News today that the FTC is preparing to issue civil subpoenas as part of a broad anti-trust inquiry into Google’s business practices comes on the heels of a similar–and perhaps more in depth– threat from Congress.
In a letter sent to Google on June 10, the Senate Subcommittee on Antitrust, Competition Policy, and Consumer Rights Senators Herb Kohl (D-WI) and Mike Lee (R-UT) requested the company provide one of their top two executives to testify at an oversight hearing exploring Google’s business practices.
But so far Google has refused and offered to send their legal counsel instead prompting the Senate subcommittee to threaten subpoenas to compel either Larry Page or Eric Schmidt to appear.

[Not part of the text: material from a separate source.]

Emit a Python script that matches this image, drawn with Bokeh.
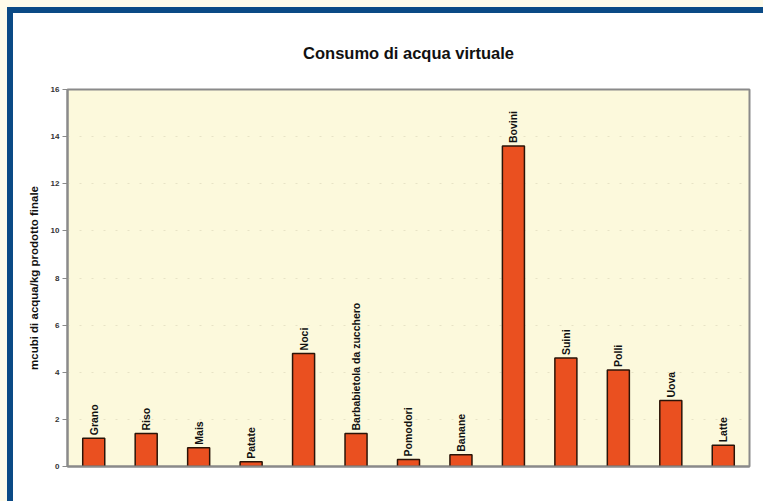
from bokeh.plotting import figure
from bokeh.models import ColumnDataSource, FactorRange, Range1d, FixedTicker, LabelSet
from bokeh.core.properties import value
from bokeh.embed import file_html
from bokeh.resources import INLINE

categories = ["Grano", "Riso", "Mais", "Patate", "Noci", "Barbabietola da zucchero",
              "Pomodori", "Banane", "Bovini", "Suini", "Polli", "Uova", "Latte"]
values = [1.2, 1.4, 0.8, 0.2, 4.8, 1.4, 0.3, 0.5, 13.6, 4.6, 4.1, 2.8, 0.9]
y_ticks = [0, 2, 4, 6, 8, 10, 12, 14, 16]

source = ColumnDataSource(data=dict(cat=categories, val=values))

p = figure(x_range=FactorRange(*categories, range_padding=0),
           y_range=Range1d(0, 16),
           width=756, height=494, output_backend="svg", toolbar_location=None,
           min_border_left=54, min_border_right=20, min_border_top=76, min_border_bottom=41)
p.styles = {"margin-left": "7px", "margin-top": "7px",
            "border-left": "6px solid #0b4a85", "border-top": "6px solid #0b4a85",
            "box-shadow": "0 0 0 7px #fefbea"}

p.title.text = "Consumo di acqua virtuale"
p.title.align = "center"
p.title.text_font = "Liberation Sans"
p.title.text_font_size = "16.5px"
p.title.text_font_style = "bold"
p.title.text_color = "#111111"
p.title.standoff = 56

p.background_fill_color = "#fcf9dc"
p.border_fill_color = "#ffffff"
p.outline_line_color = "#8a8a8a"
p.outline_line_width = 2

p.vbar(x="cat", top="val", width=0.42, source=source,
       fill_color="#ea5020", line_color="#2a1408", line_width=1.5)

labels = LabelSet(x="cat", y="val", text="cat", source=source, angle=1.5708,
                  text_align="left", text_baseline="middle", y_offset=3,
                  text_font=value("Liberation Sans"), text_font_size=value("10.5px"),
                  text_font_style="bold", text_color="#111111")
p.add_layout(labels)

p.yaxis.ticker = FixedTicker(ticks=y_ticks)
p.yaxis.axis_label = "mcubi di acqua/kg prodotto finale"
p.yaxis.axis_label_text_font = "Liberation Sans"
p.yaxis.axis_label_text_font_size = "11.5px"
p.yaxis.axis_label_text_font_style = "bold"
p.yaxis.axis_label_text_color = "#111111"
p.yaxis.axis_label_standoff = 8
p.yaxis.major_label_text_font = "Liberation Sans"
p.yaxis.major_label_text_font_size = "8px"
p.yaxis.major_label_text_font_style = "bold"
p.yaxis.major_label_text_color = "#333333"
p.yaxis.major_label_standoff = 3
p.yaxis.axis_line_color = "#8a8a8a"
p.yaxis.axis_line_width = 2
p.yaxis.major_tick_line_color = "#8a8a8a"
p.yaxis.major_tick_in = 0
p.yaxis.major_tick_out = 5
p.yaxis.minor_tick_line_color = None

p.xaxis.axis_line_color = "#8a8a8a"
p.xaxis.axis_line_width = 2
p.xaxis.major_tick_line_color = None
p.xaxis.minor_tick_line_color = None
p.xaxis.major_label_text_font_size = "0px"
p.xaxis.major_label_text_color = None

p.xgrid.grid_line_color = None
p.ygrid.grid_line_color = "#d8d4b8"
p.ygrid.grid_line_alpha = 0.6
p.ygrid.grid_line_dash = "2 10"

open("out.html", "w").write(file_html(p, INLINE))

It will be interesting to see how Google responds to the FTC subpoenas. But in the case of Congress, Google’s sudden interest in privacy is irony at its best.
Google has historically taken an approach to privacy and property rights that can be called cavalier at best. Whether its secretly capturing data from unsecured WiFi networks, uploading books without permission, or using personal data to launch a new social platform without users’ permission Google has seemingly held privacy in low regard.
In fact, Google has become a juggernaut in the Internet advertising and search markets by capturing and using the personal data of every person who uses any Google product. Every Gmail sent, every Google search and every GoogleDoc created are stored on Google’s servers–forever. This massive cache of data enables Google to create consumer profiles and behavioral models that are highly valued by advertisers.
Google has made billions peaking behind your curtains or as Schmidt calls it get ting “right up to the creepy line” and then using what they find there. But now that Congress and potentially the FTC is poking around their curtains, Google seems to suddenly value privacy.
Google’s change of heart is even more ironic when you consider the advice Eric Schmidt offered in December 2009 in response to those expressing privacy concerns in relation to the government:
“If you have something that you don’t want anyone to know, maybe you shouldn’t be doing it in the first place. If you really need that kind of privacy, the reality is that search engines–including Google–do retain this information for some time and it’s important, for example, that we are all subject in the United States to the Patriot Act and it is possible that all that information could be made available to the authorities.”
Google’s seeming reluctance to have their top executives testify as executives from so many other companies have done in the past leaves the impression that there is something they don’t want us to know. Which of course begs the question: what is it they shouldn’t have been doing in the first place?